Bocchus, often referred to as Bocchus I for clarity, was king of Mauretania from c. 111 – 80 BCE. He was father-in-law to the Numidian king Jugurtha, with whom he initially allied against the Romans in the Jugurthine War, a lengthy and indecisive conflict.

King Bocchus eventually betrayed Jugurtha to the Romans in 105 BCE. Jugurtha was captured and imprisoned in Rome, while the Romans and Bocchus divided Jugurtha's Numidian kingdom between them.

== Etymology of his name ==

A. Pellegrin suggests that the name Bocchus is only the Latin form of a Berber name, possibly Wekkus. This name may be related to the Touareg "Aweqqas", which means "lion", or, in Kabyle, "shark", and can be used as a male name. Several locations in North Africa bear etymologically related names, such as the city of Aokas in Algeria, and Djebel Ouekkas in Tunisia.

==Life and family==
Very little is known about Bocchus I or his Mauretanian kingdom. He was probably the son or grandson of King Baga of Mauretania, a contemporary of King Massinissa of neighboring Numidia.

Bocchus's North African kingdom was bordered by the Atlantic Ocean and the Moulouya River (Mulucha). Roman historian Sallust in Bellum Jugurthinum (The Jurguthine War) notes:

All the Moors were ruled by King Bocchus, who knew nothing of the Roman people save their name and was in turn unknown to us before that time either in peace or in war.
— C. Sallustius Crispus, Bellum Iugurthinum

According to Sallust, by custom Bocchus had many wives and four known children: his daughter (name unknown), who married Jugurtha of Numidia; his eventual heir Sosus/Mastanesosus; and two other sons, Bogud (not to be confused with king Bogud) and Volux.

==Jugurthine War==
Around 108 BCE, as the conflict between Rome and Numidia coalesced, Bocchus remained noncommittal.
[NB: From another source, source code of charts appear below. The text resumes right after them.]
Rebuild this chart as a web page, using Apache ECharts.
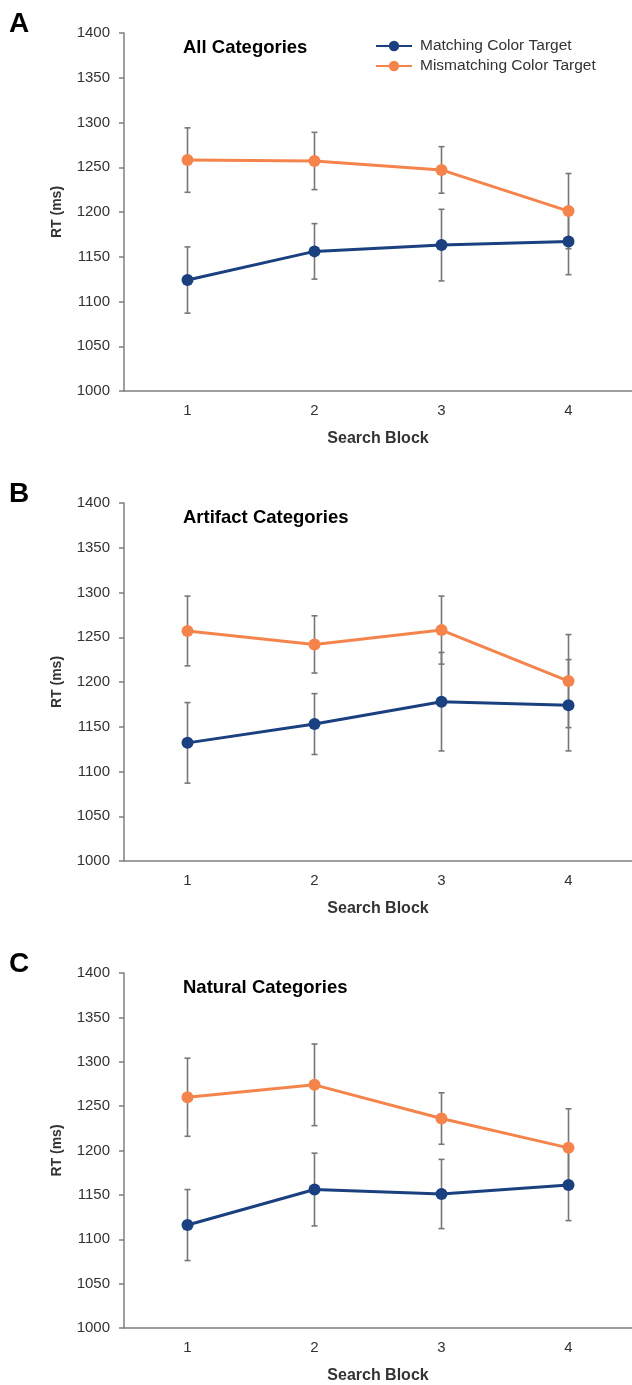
<!DOCTYPE html>
<html>
<head>
<meta charset="utf-8">
<script src="https://cdn.jsdelivr.net/npm/echarts@6/dist/echarts.min.js"></script>
<style>
html,body{margin:0;padding:0;background:#fff;}
#chart{width:632px;height:1385px;}
</style>
</head>
<body>
<div id="chart"></div>
<script>
// ---- data ----
const blocks = ['1', '2', '3', '4'];
const yTicks = [1000, 1050, 1100, 1150, 1200, 1250, 1300, 1350, 1400];
const seriesNames = ['Matching Color Target', 'Mismatching Color Target'];
const panelTitles = ['All Categories', 'Artifact Categories', 'Natural Categories'];
const panelLetters = ['A', 'B', 'C'];

const allMatch = [1124, 1156, 1163, 1167];
const allMatchErr = [37, 31, 40, 37];
const allMismatch = [1258, 1257, 1247, 1201];
const allMismatchErr = [36, 32, 26, 42];

const artMatch = [1132, 1153, 1178, 1174];
const artMatchErr = [45, 34, 55, 51];
const artMismatch = [1257, 1242, 1258, 1201];
const artMismatchErr = [39, 32, 38, 52];

const natMatch = [1116, 1156, 1151, 1161];
const natMatchErr = [40, 41, 39, 40];
const natMismatch = [1260, 1274, 1236, 1203];
const natMismatchErr = [44, 46, 29, 44];

// ---- build ----
const panels = [
  {match: allMatch, matchErr: allMatchErr, mis: allMismatch, misErr: allMismatchErr},
  {match: artMatch, matchErr: artMatchErr, mis: artMismatch, misErr: artMismatchErr},
  {match: natMatch, matchErr: natMatchErr, mis: natMismatch, misErr: natMismatchErr}
];
const BLUE = '#1a4080';
const ORANGE = '#f5844c';
const AXIS = '#7f7f7f';
const FONT = 'Liberation Sans, Arial, sans-serif';
const gridTops = [33, 503, 973];
const gridH = 358;

const grids = [], xAxes = [], yAxes = [], series = [], titles = [];

function errBar(params, api) {
  const x = api.value(0), v = api.value(1), e = api.value(2);
  const t = api.coord([x, v + e]);
  const b = api.coord([x, v - e]);
  const w = 3;
  const st = {stroke: '#777777', lineWidth: 1.6};
  return {type: 'group', children: [
    {type: 'line', shape: {x1: t[0], y1: t[1], x2: b[0], y2: b[1]}, style: st},
    {type: 'line', shape: {x1: t[0] - w, y1: t[1], x2: t[0] + w, y2: t[1]}, style: st},
    {type: 'line', shape: {x1: b[0] - w, y1: b[1], x2: b[0] + w, y2: b[1]}, style: st}
  ]};
}

panels.forEach((p, i) => {
  grids.push({left: 124, top: gridTops[i], width: 512, height: gridH, containLabel: false});
  xAxes.push({
    type: 'category', gridIndex: i, data: blocks, boundaryGap: true,
    name: 'Search Block', nameLocation: 'middle', nameGap: 40,
    nameTextStyle: {fontFamily: FONT, fontSize: 16, fontWeight: 'bold', color: '#333'},
    axisLine: {lineStyle: {color: AXIS, width: 1.5}},
    axisTick: {alignWithLabel: true, length: 5, lineStyle: {color: AXIS, width: 1.5}},
    axisLabel: {fontFamily: FONT, fontSize: 15, color: '#333', margin: 12},
    splitLine: {show: false}
  });
  yAxes.push({
    type: 'value', gridIndex: i, min: yTicks[0], max: yTicks[yTicks.length - 1], interval: yTicks[1] - yTicks[0],
    name: 'RT (ms)', nameLocation: 'middle', nameGap: 60, nameRotate: 90,
    nameTextStyle: {fontFamily: FONT, fontSize: 14, fontWeight: 'bold', color: '#333'},
    axisLine: {show: true, lineStyle: {color: AXIS, width: 1.5}},
    axisTick: {show: true, length: 5, lineStyle: {color: AXIS, width: 1.5}},
    axisLabel: {fontFamily: FONT, fontSize: 15, color: '#333', margin: 14, formatter: v => String(v)},
    splitLine: {show: false}
  });
  const mkErr = (vals, errs) => vals.map((v, k) => [k, v, errs[k]]);
  series.push({type: 'custom', xAxisIndex: i, yAxisIndex: i, renderItem: errBar,
    data: mkErr(p.match, p.matchErr), encode: {x: 0, y: 1}, z: 1, silent: true});
  series.push({type: 'custom', xAxisIndex: i, yAxisIndex: i, renderItem: errBar,
    data: mkErr(p.mis, p.misErr), encode: {x: 0, y: 1}, z: 1, silent: true});
  series.push({type: 'line', name: seriesNames[0], xAxisIndex: i, yAxisIndex: i, data: p.match,
    symbol: 'circle', symbolSize: 12, z: 3,
    lineStyle: {color: BLUE, width: 3}, itemStyle: {color: BLUE}});
  series.push({type: 'line', name: seriesNames[1], xAxisIndex: i, yAxisIndex: i, data: p.mis,
    symbol: 'circle', symbolSize: 12, z: 3,
    lineStyle: {color: ORANGE, width: 3}, itemStyle: {color: ORANGE}});
  titles.push({text: panelTitles[i], left: 183, top: gridTops[i] + 5, padding: 0,
    textStyle: {fontFamily: FONT, fontSize: 18.5, fontWeight: 'bold', color: '#000'}});
  titles.push({text: panelLetters[i], left: 9, top: gridTops[i] - 23, padding: 0,
    textStyle: {fontFamily: FONT, fontSize: 28, fontWeight: 'bold', color: '#000'}});
});

const chart = echarts.init(document.getElementById('chart'), null, {renderer: 'canvas'});
chart.setOption({
  animation: false,
  backgroundColor: '#fff',
  title: titles,
  legend: {
    data: seriesNames, orient: 'vertical', left: 375, top: 38, padding: 0,
    itemWidth: 36, itemHeight: 13, itemGap: 4,
    textStyle: {fontFamily: FONT, fontSize: 15.5, color: '#333', padding: [0, 0, 0, 3]}
  },
  grid: grids,
  xAxis: xAxes,
  yAxis: yAxes,
  series: series
});
</script>
</body>
</html>
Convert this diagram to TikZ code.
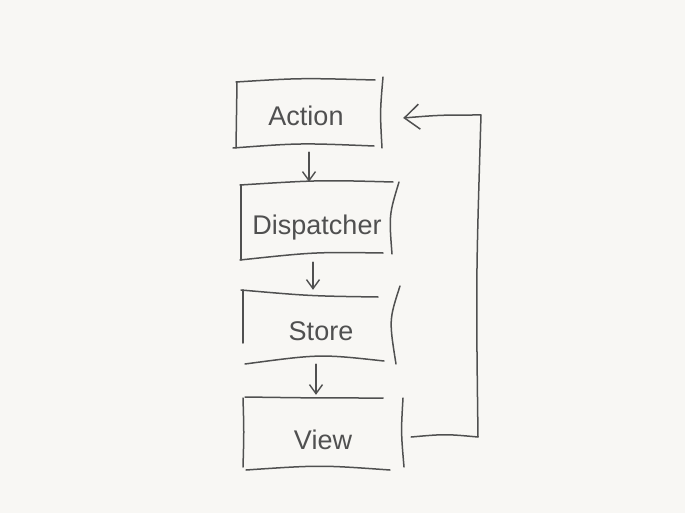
\documentclass[tikz,border=0pt]{standalone}
\usepackage{fontspec}
\setmainfont{Liberation Sans}
\usetikzlibrary{arrows.meta}
\definecolor{bg}{HTML}{F8F7F4}
\definecolor{ink}{HTML}{505050}
\begin{document}
\begin{tikzpicture}[x=1pt,y=-1pt,
  stroke/.style={draw=ink,line width=1.5pt,line cap=round,line join=round},
  boxtext/.style={draw=none,text=ink,font=\fontsize{27}{30}\selectfont,
     text height=26pt,text depth=0pt,inner sep=0pt},
  downarr/.style={stroke,-{Straight Barb[length=9pt,width=13pt,line width=1.4pt]}},
  backarr/.style={stroke,-{Straight Barb[length=15pt,width=25pt,line width=1.5pt]}}]
\fill[bg] (0,0) rectangle (685,513);
\useasboundingbox (0,0) rectangle (685,513);

% text nodes (boxes)
\node[boxtext,minimum width=146pt,minimum height=70pt] (action) at (306,113) {Action};
\node[boxtext,minimum width=152pt,minimum height=78pt] (dispatcher) at (317,221) {Dispatcher};
\node[boxtext,minimum width=154pt,minimum height=74pt] (store) at (321,327) {Store};
\node[boxtext,minimum width=160pt,minimum height=76pt] (view) at (323,436) {View};

% sketchy box strokes: Action
\draw[stroke] (236,82) .. controls (300,78) .. (375,80);
\draw[stroke] (237,82) .. controls (236,115) .. (236,148);
\draw[stroke] (233,148) .. controls (300,143) .. (374,146);
\draw[stroke] (383,77) .. controls (380,112) .. (382,148);
% Dispatcher
\draw[stroke] (240,185) .. controls (320,180) .. (393,182);
\draw[stroke] (241,185) .. controls (241,222) .. (241,260);
\draw[stroke] (240,260) .. controls (315,252) .. (383,253);
\draw[stroke] (399,182) .. controls (389,215) .. (392,254);
% Store
\draw[stroke] (241,290) .. controls (310,296) .. (378,297);
\draw[stroke] (243,290) .. controls (243,317) .. (243,343);
\draw[stroke] (245,364) .. controls (320,354) .. (384,361);
\draw[stroke] (400,286) .. controls (389,320) .. (396,364);
% View
\draw[stroke] (245,397) .. controls (315,398) .. (383,398);
\draw[stroke] (243,398) .. controls (244,432) .. (243,467);
\draw[stroke] (246,470) .. controls (320,465) .. (390,470);
\draw[stroke] (403,398) .. controls (401,432) .. (404,467);

% downward connectors
\draw[downarr] ([xshift=3pt,yshift=-4pt]action.south) -- ([xshift=3pt]action.south |- dispatcher.north);
\draw[downarr] ([xshift=-4pt,yshift=-2pt]dispatcher.south) -- ([xshift=-4pt]dispatcher.south |- store.north);
\draw[downarr] ([xshift=-5pt]store.south) -- ([xshift=-5pt,yshift=3pt]store.south |- view.north);

% feedback loop
\coordinate (loopout) at ([xshift=8pt,yshift=-1pt]view.east);
\coordinate (loopin) at ([xshift=24pt,yshift=-5pt]action.east);
\draw[backarr] (loopout) .. controls (445,434) .. (478,437)
   .. controls (476,280) .. (481,115) .. controls (440,115) .. (loopin);
\end{tikzpicture}
\end{document}
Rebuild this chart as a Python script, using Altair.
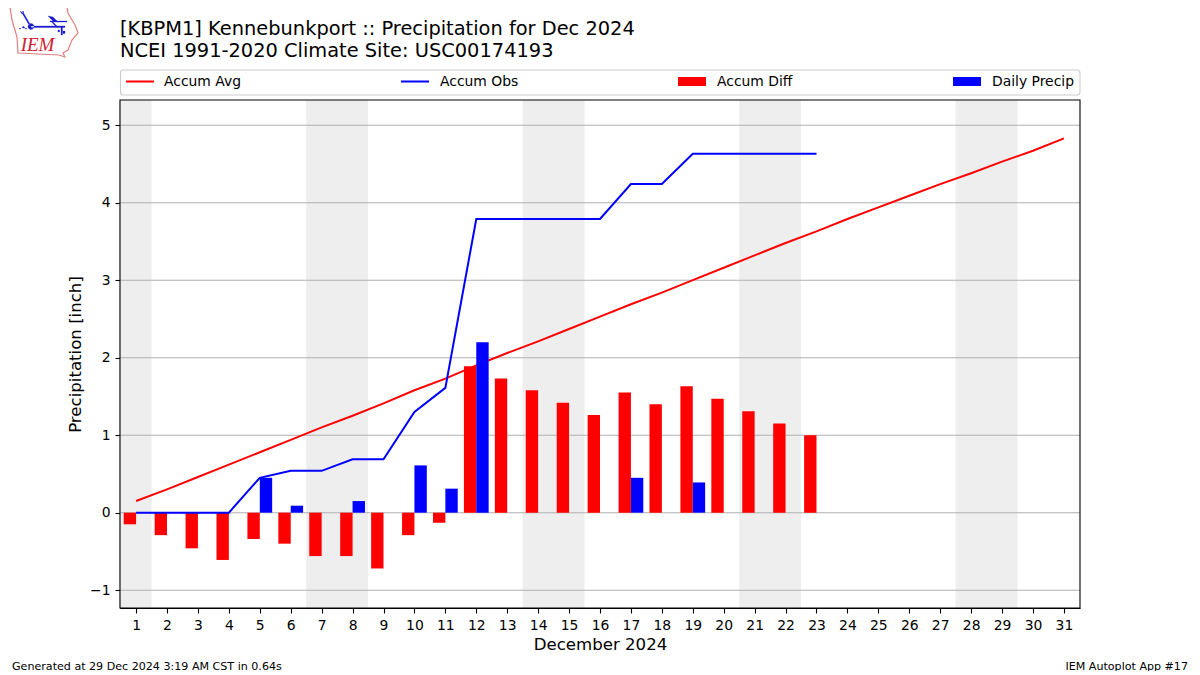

After Jugurtha promised Bocchus a third of his kingdom, Bocchus allied with Jugurtha. Their allied forces were defeated by Gaius Marius at the Second Battle of Cirta in 106 BCE.

As Jugurtha continued to evade the Romans and the war dragged on, Bocchus began reconsidering the alliance and sought a consultation with an ambitious quaestor named Sulla. Mauretanian ambassadors were dispatched to Rome. The Senate was cautiously encouraging but requested a demonstration of commitment to the alliance. Bocchus again consulted Sulla and requested a meeting with Jugurtha, who walked into their trap. Bocchus turned Jugurtha over to Sulla.

By treaty, Bocchus and the Romans divided the kingdom of Numidia between them. Marius was given a triumph for victory over Numidia, but Sulla always wore a gold ring that King Bocchus had made for him, which depicted Bocchus handing Jugurtha over to Sulla.

Bocchus was a reliable supplier of exotic African animals to Rome, including panthers and lions for Roman spectacles.

==Successors==
Bocchus was succeeded by his son Mastanesosus, who bequeathed the kingdom to his sons Bocchus II and Bogud, who each ruled half the kingdom of Mauretania. The two kings took opposite sides in Rome's civil war, and Bocchus II seized Bogud's half. When Bocchus II died in 33 BCE, Mauretania became a client kingdom of Rome.